Few words were spoken as we took in the sites. We rounded St. James City, the opposite end of Pine Island and Bokeelia. Soon we banked right over the Sanibel Causeway, over the bay heading toward Upper Captiva and Useppa Island, then made a hard left to circle the island tip just offshore, heading back in the direction of Fort Myers Beach, now three islands away. I looked out for airplanes, knowing Upper Captiva has an airstrip — no traffic. We flew onward to Sanibel, just offshore at 200 feet, and suddenly, out of nowhere, all hell broke loose. There was a very loud bang! A vibration shook the little airplane and us violently. It was hammering so severely, I could not focus on the instruments. It vibrated so badly when Paul asked "What the hell was that?" that his diaphragm sounded like it was pulsating at a high frequency, like someone was beating on his chest as he spoke. When I responded with shock and fear, I was surprised; I sounded the same. "I don't know!"
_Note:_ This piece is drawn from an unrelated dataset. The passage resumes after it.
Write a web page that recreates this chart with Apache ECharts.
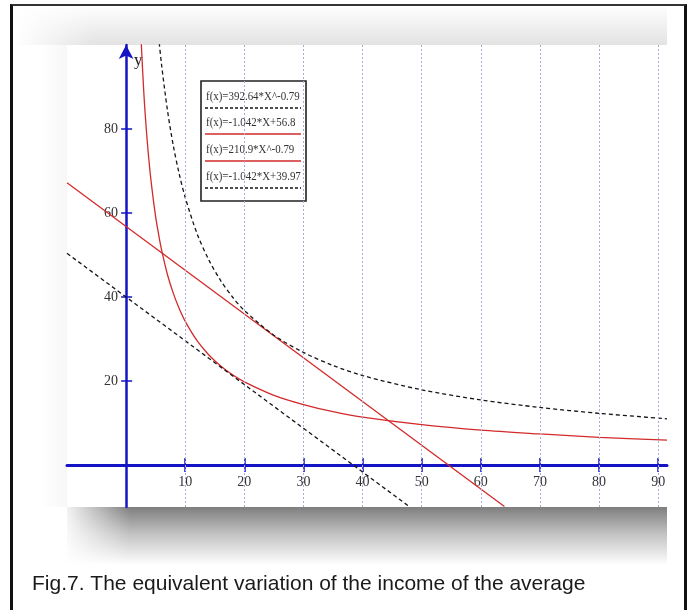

I immediately felt doomed but quickly gave that feeling away to my training. Can't fly like this; must try to land now, right now; this airplane feels like it is coming apart; oh, God, don't let the engine fall off, I thought.
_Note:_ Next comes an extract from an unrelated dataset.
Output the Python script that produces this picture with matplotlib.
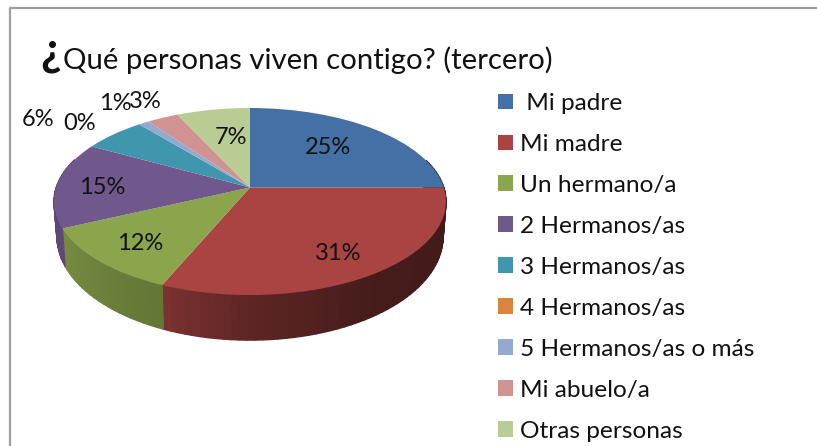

Automatically, I pulled power, reached up for the handle, pulled the canopy all the way back to the stop, quickly selected 20 degrees of flaps, flipped the master switch to the off position and lined up for the beach, concentrating — we had speed to bleed off. Fortunately the vibration had stopped; the propeller then stopped milling. "Brace yourself; pull that belt tight," I yelled at Paul.

I scanned the gauges — airspeed 100, too fast; altitude about 20, but wait. Directly in our path was a woman bending over. As I prepared to turn out to sea to avoid her, I watched for a brief second — in my field of vision, she moved beneath my horizon. We will miss her, I thought — good! Back on course, onward for the packed sand, but another big problem: A couple walked the beach only a few hundred feet ahead with two young women just beyond.

The Yankee touched down hard with a loud whomp! We were too hot, still doing over 90. All four people looked directly at us, as if frozen. They just stood there! Running out of space, we were not going to make it. Focused and busy, but in a scene of slow motion, I glanced toward the soft sand, condominiums and sea wall to our left, then decided at the last second to turn out into the water instead, doing 50. We left packed wet sand and hit the surf with a large splash.

Spray engulfed the little airplane. Suddenly the front landing gear broke off, causing us to nose down and over. We rose up, almost going over on our back in five feet of water. We both leaned back in our seats in anticipation of the worst — then we settled upright. Water immediately engulfed the airplane through the open canopy; I yelled at Paul, interrupting his congratulations: "Get your belt off; get out!" As the airplane settled into the water slowly, it stopped sinking, wheels touching underwater sand while we ejected our bodies. It wasn't pretty — feet, hands and arms busy. We partially swam then waded to shore, where people were running up the beach toward us. My first question to the couple and the two young women: "Why didn't you move, get out of the way?" The man said sheepishly, "I am sorry, so sorry. An airplane coming down the beach? It just did not register."

The people from the condos and farther down the beach gathered around. A group helped us pull the poor little airplane back onto dry land, tail in the air. Only then did I notice the problem - a large piece of the propeller was missing. The prop had stopped parallel with the wings with no further damage. A blessing. No wonder we had a severe vibration; it was amazing the engine did not dislodge from the mounts — that could have been fatal, no doubt.

The Orlando Aero Club gave a nice write-up in its paper, with strong credit to my flying skills for making a dead-stick landing under harsh conditions. The Fort Myers News-Press was not so kind. The following day's headline read: "Woman almost decapitated by crashing airplane on Sanibel Island."

Paul and I are extremely fortunate, much more so than reported. Why? Well, here is the rest of the story.

Before departure that fateful morning we had prepared the Yankee at the ramp; all was in order, so we were ready to go. We boarded the airplane, strapped in, slid the canopy shut and taxied from the ramp, making light conversation. I ran the magneto check, then keyed the mic, "Yankee 6155 Lima, ready for the active."

"55 Lima, cleared for takeoff." Click click.

Air traffic was nil. As I taxied into position I stopped, just took a moment and cleared my head - then asked silently, Is there anything else? And I waited. For reasons I cannot explain, I felt compelled to reach up and check the slide canopy one more time. Now it would not move. I tried again; it was jammed. In the last few moments it had vibrated locked.

Alarmed, I quietly announced to the tower that we would be leaving the active. I taxied back to the FBO, from where we had started. Then I turned the engine off and motioned to the attendant to come over closer. I removed the key from the key chain and passed the key through the small crack where the canopy meets the frame of the windshield and said loudly, "Take this key, please; unlock the lock!" He did. It could only be unlocked from the outside at this point.

Once out, we investigated and found a retainer nut had loosened, failing the canopy slide and causing it to lock in the closed position. Borrowing a wrench, I tightened the nut. Satisfied it would not fail again, we thanked the attendant and taxied to the active and, with clearance from the tower, took off on our flight.

Within minutes we had made a forced landing and almost turned turtle on our back, but one link in the accident chain of events had been broken — a critical link. Since that day, I shutter to think what would have happened if we had ditched in deep water with that canopy locked shut. By grace, we did not do that. I learned about flying from that.